An Administration Order granted where the value of an estate is less than $10,000.00 is materially
different from either a Grant of Probate or Letters of Administration. Unlike the Grant of Probate or
the Letters of Administration, both of which give the parties appointed the authority to deal with
land on behalf of a deceased person, the Administration Orders typically vest the land/interest in
land directly without it first going into the name of a trustee (either an administrator or a executor).

This difference has a direct effect on the documents one must file at Land Titles. In the ordinary
course one files a transmission, with a notarial/certified copy of the Probate or Letters of
Administration attached and the title to the land moves thereby into the name of the
executor(s)/administrators(s) in their capacity as such. They then can transfer the land to themselves
personally or to another party by virtue of this authority. This two stage process of transmission and
transfer does not take place where the courts have granted an Administration Order.
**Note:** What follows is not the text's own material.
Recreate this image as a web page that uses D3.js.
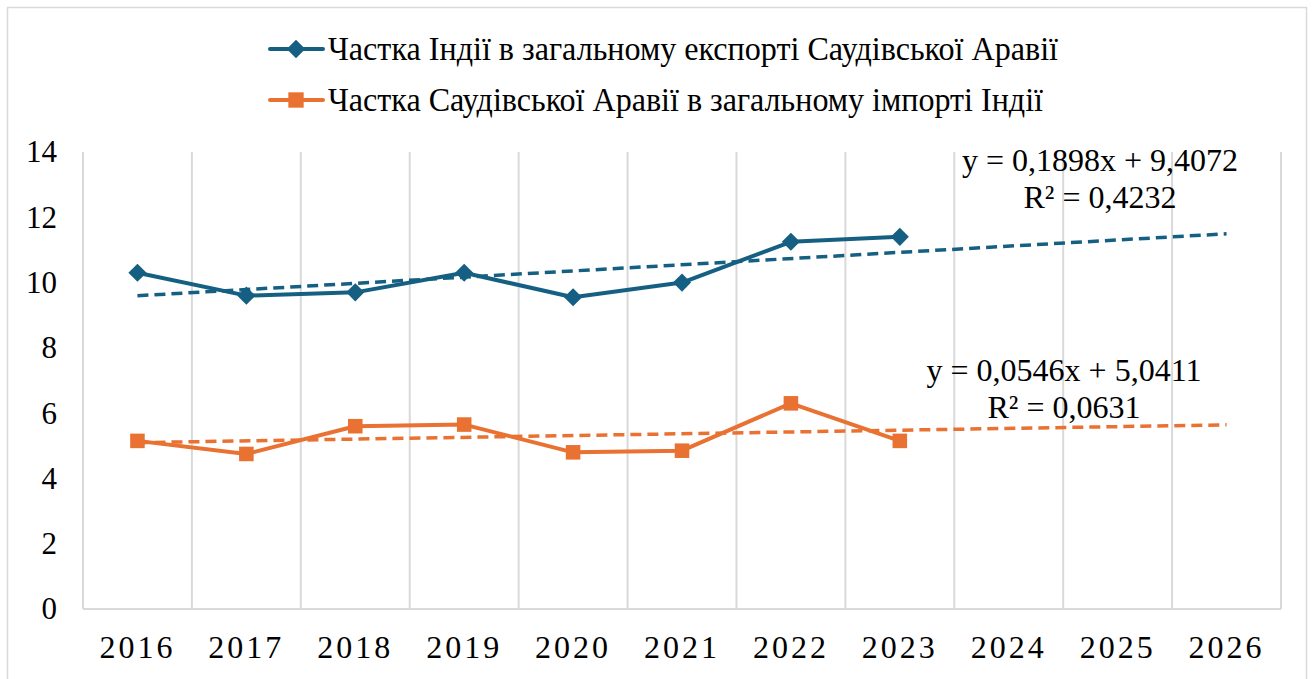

Where an administration Order has been granted, the property vests directly into the name of the
party named in the order, in their personal capacity. As such there is no need for a transmission and
a transfer, all that must be filed at land titles is the transmission, with a notarial/certified copy of the
Administration Order attached. Upon the filing of this document, the land/interest in land moves
directly from the name of the deceased into the name of the party show in the Administration Order,
in their personal capacity. This person is then free to deal the land/interest in land in the same
manner as any other land that they might own.

As a final result of this process, when the person named in the Administration Order ultimately
transfers the land/interest in land in question, Land Titles will want Homesteads Act evidence for
that person and not for the deceased former owner.